Surrounded by more than 500 supporters and local officials, they broke ground in the 270-acre corn and soybean field where a $165 million riverboat casino and resort complex will grow.
The development, dubbed Belterra for the beautiful land on which it sits, is scheduled to debut in August 2000. Located on Ind. 156, about 40 miles southwest of Cincinnati and a half-mile east of the Markland Dam, it will be the last of the state's 10 riverboat casinos.
I hope people will be awed by its beauty and that it will grow the (gambling) market and it will be a place people will talk about and come to spend a few days at, said Hollywood Park president and chief operating officer Paul Alanis. I think it will have a great positive impact.
It will include a 15-story, 300-room hotel, tennis courts, spa and meeting or entertainment hall. An 18-hole championship golf course will open for play in spring 2001.
The centerpiece will be the casino riverboat, its 38,000 square feet of gaming space filled with 1,300 slot machines and 55 table games.

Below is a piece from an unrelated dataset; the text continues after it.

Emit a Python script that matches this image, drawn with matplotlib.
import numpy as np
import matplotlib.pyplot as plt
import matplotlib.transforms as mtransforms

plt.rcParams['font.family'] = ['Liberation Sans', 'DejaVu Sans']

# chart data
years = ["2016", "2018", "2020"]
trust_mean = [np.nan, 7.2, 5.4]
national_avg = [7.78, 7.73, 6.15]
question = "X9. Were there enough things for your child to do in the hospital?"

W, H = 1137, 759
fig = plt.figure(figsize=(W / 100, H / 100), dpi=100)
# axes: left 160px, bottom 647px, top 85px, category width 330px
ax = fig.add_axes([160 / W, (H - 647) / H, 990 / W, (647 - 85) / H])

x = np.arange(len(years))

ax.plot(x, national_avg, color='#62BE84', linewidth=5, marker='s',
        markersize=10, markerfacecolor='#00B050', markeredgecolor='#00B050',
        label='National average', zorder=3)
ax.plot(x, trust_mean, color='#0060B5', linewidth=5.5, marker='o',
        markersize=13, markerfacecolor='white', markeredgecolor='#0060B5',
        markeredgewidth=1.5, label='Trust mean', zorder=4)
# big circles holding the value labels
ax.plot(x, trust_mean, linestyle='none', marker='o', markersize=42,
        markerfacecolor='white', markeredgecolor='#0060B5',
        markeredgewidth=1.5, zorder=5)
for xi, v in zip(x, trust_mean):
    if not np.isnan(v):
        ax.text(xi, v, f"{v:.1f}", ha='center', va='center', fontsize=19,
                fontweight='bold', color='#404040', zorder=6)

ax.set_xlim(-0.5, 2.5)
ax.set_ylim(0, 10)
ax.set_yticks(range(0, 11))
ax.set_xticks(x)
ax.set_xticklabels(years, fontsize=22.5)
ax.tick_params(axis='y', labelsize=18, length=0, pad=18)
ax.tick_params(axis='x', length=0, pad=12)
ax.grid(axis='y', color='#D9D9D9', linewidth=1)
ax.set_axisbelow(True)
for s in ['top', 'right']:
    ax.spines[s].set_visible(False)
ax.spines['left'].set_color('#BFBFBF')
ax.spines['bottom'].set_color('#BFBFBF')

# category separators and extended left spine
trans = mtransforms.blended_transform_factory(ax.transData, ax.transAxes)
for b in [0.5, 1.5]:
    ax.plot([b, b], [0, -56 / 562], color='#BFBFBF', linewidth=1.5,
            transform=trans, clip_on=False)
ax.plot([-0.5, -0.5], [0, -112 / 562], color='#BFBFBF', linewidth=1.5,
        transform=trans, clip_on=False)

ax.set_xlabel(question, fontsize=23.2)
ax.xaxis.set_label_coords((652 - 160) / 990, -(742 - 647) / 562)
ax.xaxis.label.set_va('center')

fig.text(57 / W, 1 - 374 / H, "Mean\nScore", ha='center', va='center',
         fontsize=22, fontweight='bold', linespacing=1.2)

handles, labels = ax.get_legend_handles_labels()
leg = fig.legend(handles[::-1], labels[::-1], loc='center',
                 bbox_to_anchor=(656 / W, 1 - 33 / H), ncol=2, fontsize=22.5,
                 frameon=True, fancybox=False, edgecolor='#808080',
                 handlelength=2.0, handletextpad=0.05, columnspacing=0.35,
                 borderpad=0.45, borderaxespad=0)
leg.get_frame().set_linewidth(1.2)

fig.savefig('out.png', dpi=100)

About 1.5 million people are expected to cross its threshold each year, leaving behind millions of dollars in receipts and tax revenue. Most will come from Cincinnati, Indianapolis, Louisville and Lexington.
I don't think there will be a soul in this entire county that won't benefit from it. Not one living man, woman, child, said Tom Conroy, chairman of the Switzerland Coalition on Riverboat Excellence (SCORE), who led the five-year drive for a state-issued casino license. The county population is about 8,000.
During the first five years of operation, company officials estimate, they will pay gaming taxes of $150 million to the state and $75 million to the host county. The surrounding counties of Crawford and Jef ferson will get about $1 million a year and Ripley County, which also gets a share of gaming revenue from Grand Victoria Casino in Rising Sun, will receive $500,000 annually.
That's big news in this mostly rural, largely cash-strapped region. Most Switzerland County residents work in one of two local factories, or cross the Markland Dam bridge to jobs in Northern Kentucky.
Now there will be an estimated 700 local jobs during construction and 1,400 when the complex opens.
Switzerland County and Vevay town leaders know not to expect hordes of gamblers pouring onto their main street to patronize local businesses.
We expect the great majority of people to go to the casino and then back home. What we're looking forward to is the resources to develop some other projects within the county. We've had a wish list for a very long time, said Ann Mulligan, executive director of the Switzerland County Convention and Visitors Bureau.
There was a lot of weeping in the crowd today because people were just rejoicing, said Vevay Town Board member Hilbert Scudder, after wielding one of 14 ceremonial groundbreaking shovels. Today was the biggest thing that's ever happened to Switzerland County. It's a great day.